:: TASK OBJECTIVE ::
Write out the material exactly, without any of its pictures.

________________________

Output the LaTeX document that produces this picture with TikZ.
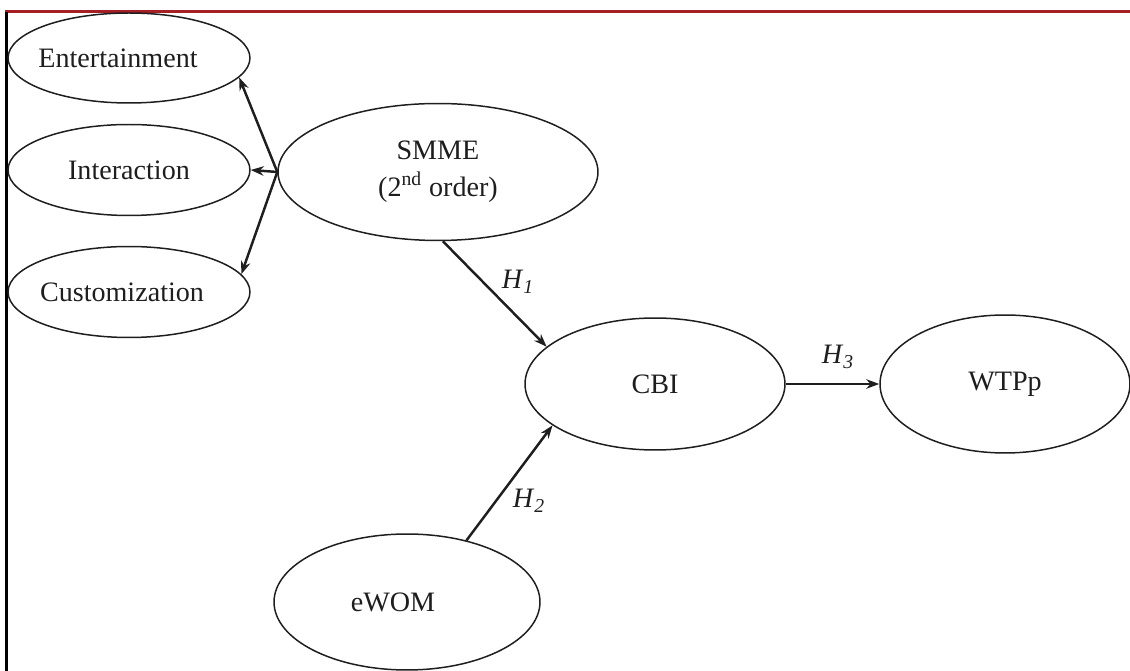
\documentclass[tikz,border=0pt]{standalone}
\usepackage{fontspec}
\setmainfont{Liberation Serif}
\usetikzlibrary{shapes.geometric,arrows.meta}
\definecolor{rule}{RGB}{165,32,38}
\definecolor{ink}{RGB}{30,30,30}
% text set slightly left of the shape's centre
\newcommand{\leftish}[2]{\makebox[0pt][c]{#2\hspace*{#1}}}
\begin{document}
\begin{tikzpicture}[x=0.02cm,y=-0.02cm,
  lv/.style={ellipse, draw=ink, line width=0.85pt, inner sep=0pt, align=center,
    text=ink, font=\fontsize{16}{21}\selectfont},
  path/.style={draw=ink, line width=1.4pt, -{Stealth[length=0.26cm,width=0.19cm]}},
  hyp/.style={text=ink, font=\fontsize{16}{19}\selectfont, inner sep=0pt}]
\useasboundingbox (0,0) rectangle (1130,671);
% frame rules
\draw[rule, line width=1.7pt] (5,12) -- (1135,12);
\draw[black, line width=1.6pt] (6.5,12) -- (6.5,675);
% constructs
\node[lv, minimum width=4.84cm, minimum height=1.80cm] (ent) at (129,58) {\leftish{0.44cm}{Entertainment}};
\node[lv, minimum width=4.84cm, minimum height=1.82cm] (int) at (129,170) {Interaction};
\node[lv, minimum width=4.84cm, minimum height=1.82cm] (cus) at (129,292) {\leftish{0.28cm}{Customization}};
\node[lv, minimum width=6.40cm, minimum height=2.74cm] (smme) at (438,172) {SMME\\(2\textsuperscript{nd} order)};
\node[lv, minimum width=5.20cm, minimum height=2.64cm] (cbi) at (655,384) {CBI};
\node[lv, minimum width=5.00cm, minimum height=2.76cm] (wtp) at (1005,384) {WTPp};
\node[lv, minimum width=5.32cm, minimum height=2.72cm] (ewom) at (407,602) {\leftish{0.56cm}{eWOM}};
% second-order reflective paths
\draw[path] (smme.west) -- (ent.-10);
\draw[path] (smme.west) -- (int.east);
\draw[path] (smme.west) -- (cus.9);
% hypotheses
\draw[path] (smme.-86) -- (cbi.161);
\draw[path] (ewom.46) -- (cbi.202);
\draw[path] (cbi.east) -- (wtp.west);
\node[hyp] (h1) at (518,282) {\textit{H}\textsubscript{\textit{1}}};
\node[hyp] (h2) at (529,501) {\textit{H}\textsubscript{\textit{2}}};
\node[hyp] (h3) at (838,357) {\textit{H}\textsubscript{\textit{3}}};
\end{tikzpicture}
\end{document}
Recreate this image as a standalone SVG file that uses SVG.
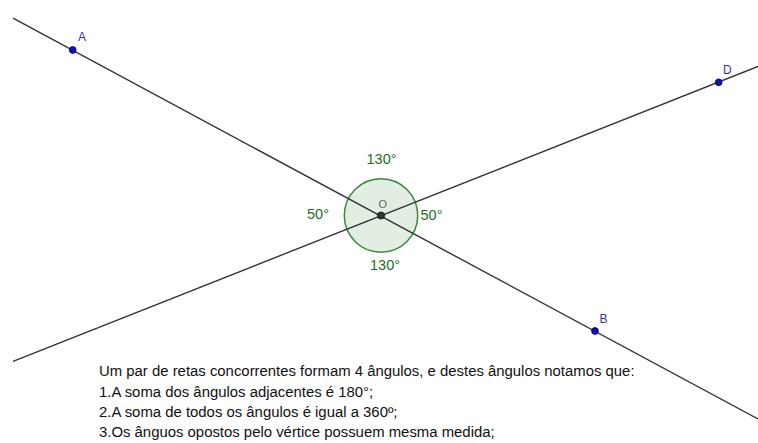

________________________

:: REPLY TO THE EXERCISE ::
Output the LaTeX document that produces this picture with TikZ.
\documentclass[tikz,border=0pt]{standalone}
\usepackage{fontspec}
\setmainfont{Liberation Serif}
\usetikzlibrary{shapes.geometric,arrows.meta}
\definecolor{rule}{RGB}{165,32,38}
\definecolor{ink}{RGB}{30,30,30}
% text set slightly left of the shape's centre
\newcommand{\leftish}[2]{\makebox[0pt][c]{#2\hspace*{#1}}}
\begin{document}
\begin{tikzpicture}[x=0.02cm,y=-0.02cm,
  lv/.style={ellipse, draw=ink, line width=0.85pt, inner sep=0pt, align=center,
    text=ink, font=\fontsize{16}{21}\selectfont},
  path/.style={draw=ink, line width=1.4pt, -{Stealth[length=0.26cm,width=0.19cm]}},
  hyp/.style={text=ink, font=\fontsize{16}{19}\selectfont, inner sep=0pt}]
\useasboundingbox (0,0) rectangle (1130,671);
% frame rules
\draw[rule, line width=1.7pt] (5,12) -- (1135,12);
\draw[black, line width=1.6pt] (6.5,12) -- (6.5,675);
% constructs
\node[lv, minimum width=4.84cm, minimum height=1.80cm] (ent) at (129,58) {\leftish{0.44cm}{Entertainment}};
\node[lv, minimum width=4.84cm, minimum height=1.82cm] (int) at (129,170) {Interaction};
\node[lv, minimum width=4.84cm, minimum height=1.82cm] (cus) at (129,292) {\leftish{0.28cm}{Customization}};
\node[lv, minimum width=6.40cm, minimum height=2.74cm] (smme) at (438,172) {SMME\\(2\textsuperscript{nd} order)};
\node[lv, minimum width=5.20cm, minimum height=2.64cm] (cbi) at (655,384) {CBI};
\node[lv, minimum width=5.00cm, minimum height=2.76cm] (wtp) at (1005,384) {WTPp};
\node[lv, minimum width=5.32cm, minimum height=2.72cm] (ewom) at (407,602) {\leftish{0.56cm}{eWOM}};
% second-order reflective paths
\draw[path] (smme.west) -- (ent.-10);
\draw[path] (smme.west) -- (int.east);
\draw[path] (smme.west) -- (cus.9);
% hypotheses
\draw[path] (smme.-86) -- (cbi.161);
\draw[path] (ewom.46) -- (cbi.202);
\draw[path] (cbi.east) -- (wtp.west);
\node[hyp] (h1) at (518,282) {\textit{H}\textsubscript{\textit{1}}};
\node[hyp] (h2) at (529,501) {\textit{H}\textsubscript{\textit{2}}};
\node[hyp] (h3) at (838,357) {\textit{H}\textsubscript{\textit{3}}};
\end{tikzpicture}
\end{document}
Recreate this image as a standalone SVG file that uses SVG.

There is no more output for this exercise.